Dr. Newton laughed. “Frankly, Mr. Fortune, you baffle me. Because there is nothing about Herbert. A very worthy young man, no doubt, but colourless, quite colourless.” Reggie nodded. “No.” Dr. Newton pursued his own train of thought. “In my own speculations on the affair--this most deplorable affair--I find myself continually confronted by an unknown quantity, a mysterious entity, Geoffrey’s Italian wife.”
“Ah, there you have it,” said the divisional surgeon heartily.
Reggie looked at them, nodded, and without more talk led the way to the body. It did not occupy him long. Two wounds had sufficed to make an end of Stephenson Charlecote. One in the throat, which had pierced the carotid artery; one in the chest, which had reached the heart.
Superintendent Bell, in attendance from Scotland Yard, produced the weapon found by the body--a long, thin dagger or stiletto, obviously capable of causing the wounds, obviously Italian in origin.

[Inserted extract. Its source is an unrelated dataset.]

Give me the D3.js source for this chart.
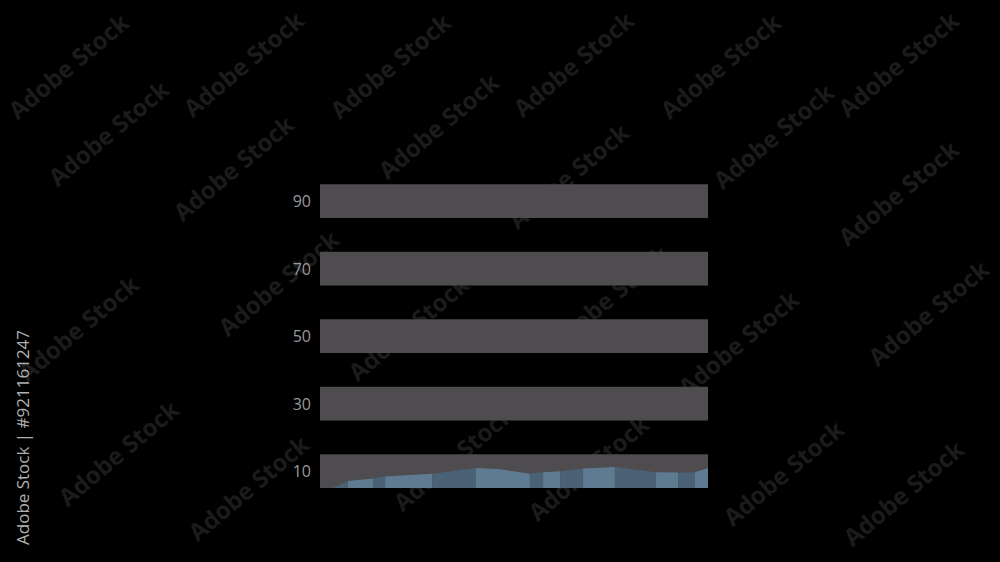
<!DOCTYPE html>
<html><head><meta charset="utf-8">
<script src="https://cdn.jsdelivr.net/npm/d3@7"></script>
<style>html,body{margin:0;padding:0;background:#000;}svg{display:block;}</style>
</head><body>
<svg id="c" width="1000" height="562"></svg>
<script>
// ---- data ----
const bandValues = [90, 70, 50, 30, 10];      // band centres / tick labels
const bandHalfWidth = 5;                      // each band spans value ± 5
// area top line inside the "10" band (x in % of width, value)
const areaX = [3.3, 7.2, 13.7, 16.8, 28.9, 40.2, 46.4, 54.1, 57.5, 61.9, 67.8, 76.0, 86.6, 92.3, 96.6, 100];
const areaV = [5.0, 7.1, 7.8, 8.4, 9.2, 10.9, 10.6, 9.2, 9.7, 10.0, 10.8, 11.2, 9.7, 9.6, 9.7, 10.9];
// column boundaries (x in %) and shade of each column
const colEdges = [3.3, 7.2, 13.7, 16.8, 28.9, 40.2, 54.1, 57.5, 61.9, 67.8, 76.0, 86.6, 92.3, 96.6, 100];
const colShade = ["dark","light","dark","light","dark","light","dark","light","dark","light","dark","light","dark","light"];

const svg = d3.select("#c");
const x = d3.scaleLinear().domain([0, 100]).range([320, 708]);
const y = d3.scaleLinear().domain([0, 100]).range([504.9, 167.4]);

// faint watermarks
const wm = [[70,68],[245,66],[392,68],[575,66],[722,68],[900,66],[110,135],[440,128],[235,170],[570,178],[775,138],[900,195],[280,285],[80,330],[410,330],[610,300],[740,345],[930,315],[120,455],[455,460],[590,470],[785,475],[250,490],[905,495]];
svg.append("g").selectAll("text").data(wm).join("text")
  .attr("transform", d => `translate(${d[0]},${d[1]}) rotate(-40)`)
  .attr("text-anchor","middle").attr("dominant-baseline","middle")
  .attr("font-family","Open Sans, sans-serif").attr("font-weight","700")
  .attr("font-size",24).attr("fill","#1b1b1b").text("Adobe Stock");

// bands
svg.append("g").selectAll("rect").data(bandValues).join("rect")
  .attr("x", x(0)).attr("width", x(100) - x(0))
  .attr("y", d => y(d + bandHalfWidth))
  .attr("height", d => y(d - bandHalfWidth) - y(d + bandHalfWidth))
  .attr("fill", "#4e4c4f");

// labels
svg.append("g").selectAll("text").data(bandValues).join("text")
  .attr("x", 311).attr("y", d => y(d))
  .attr("text-anchor","end").attr("dominant-baseline","central")
  .attr("font-family","Open Sans, sans-serif").attr("font-size",16)
  .attr("fill","#9a9a9a").text(d => d);

// area in bottom band
const pts = areaX.map((v,i) => [v, areaV[i]]);
const base = bandValues[bandValues.length-1] - bandHalfWidth;
const area = d3.area().x(d => x(d[0])).y0(y(base)).y1(d => y(d[1]));
svg.append("clipPath").attr("id","ac").append("path").attr("d", area(pts));
const cols = colShade.map((s,i) => ({x0: colEdges[i], x1: colEdges[i+1], s}));
svg.append("g").attr("clip-path","url(#ac)").selectAll("rect").data(cols).join("rect")
  .attr("x", d => x(d.x0)).attr("width", d => x(d.x1) - x(d.x0))
  .attr("y", y(base + 10)).attr("height", y(base) - y(base + 10))
  .attr("fill", d => d.s === "light" ? "#5f7b92" : "#4b6175");

// vertical credit text
svg.append("text").attr("transform","translate(29,545) rotate(-90)")
  .attr("font-family","Open Sans, sans-serif").attr("font-size",17)
  .attr("fill","#b0b0b0").text("Adobe Stock | #921161247");
</script>
</body></html>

Reggie finished his examination and turned to the two doctors, who were waiting on him reverently. “Anything in particular occur to you, gentlemen?”
“Quite straightforward, I think.” The divisional surgeon shrugged. “Technically speaking, a very neat bit of work.”
“I would go even further,” said Dr. Newton. “The crime seems to have been committed with remarkable skill and determination.”
“The extraordinary efficiency of the assassin,” Reggie murmured. “Yes. Touched the spot every time.”
“It would almost seem to suggest some experience in the use of this weapon,” said Dr. Newton.
“That is indicated.” Reggie nodded at him. “Yes. Deceased been in good health lately?”
“I have been treating him for some time for gastric trouble--a persistent gastric catarrh. It was troublesome, but hardly serious.”
And upon that Reggie got rid of them and was left alone with Superintendent Bell. Superintendent Bell cocked an oldish but still bright eye. “And the next thing, sir?” said he.
“I am feeling depressed, Bell. Do you ever have feelings? I feel this is all wrong.”
“Well, sir, the evidence is thin, very thin.”
“Evidence? Oh, my aunt, we haven’t come to evidence yet. I’m uncomfortable. Everything seems wrong way up. Why did anybody kill the old man? He was making friends with Geoffrey again and anyway he had enough to live on. Herbert had an allowance and something of his own, too. Nobody else stood to gain by his death.”
“If you leave out the Italian girl, sir.”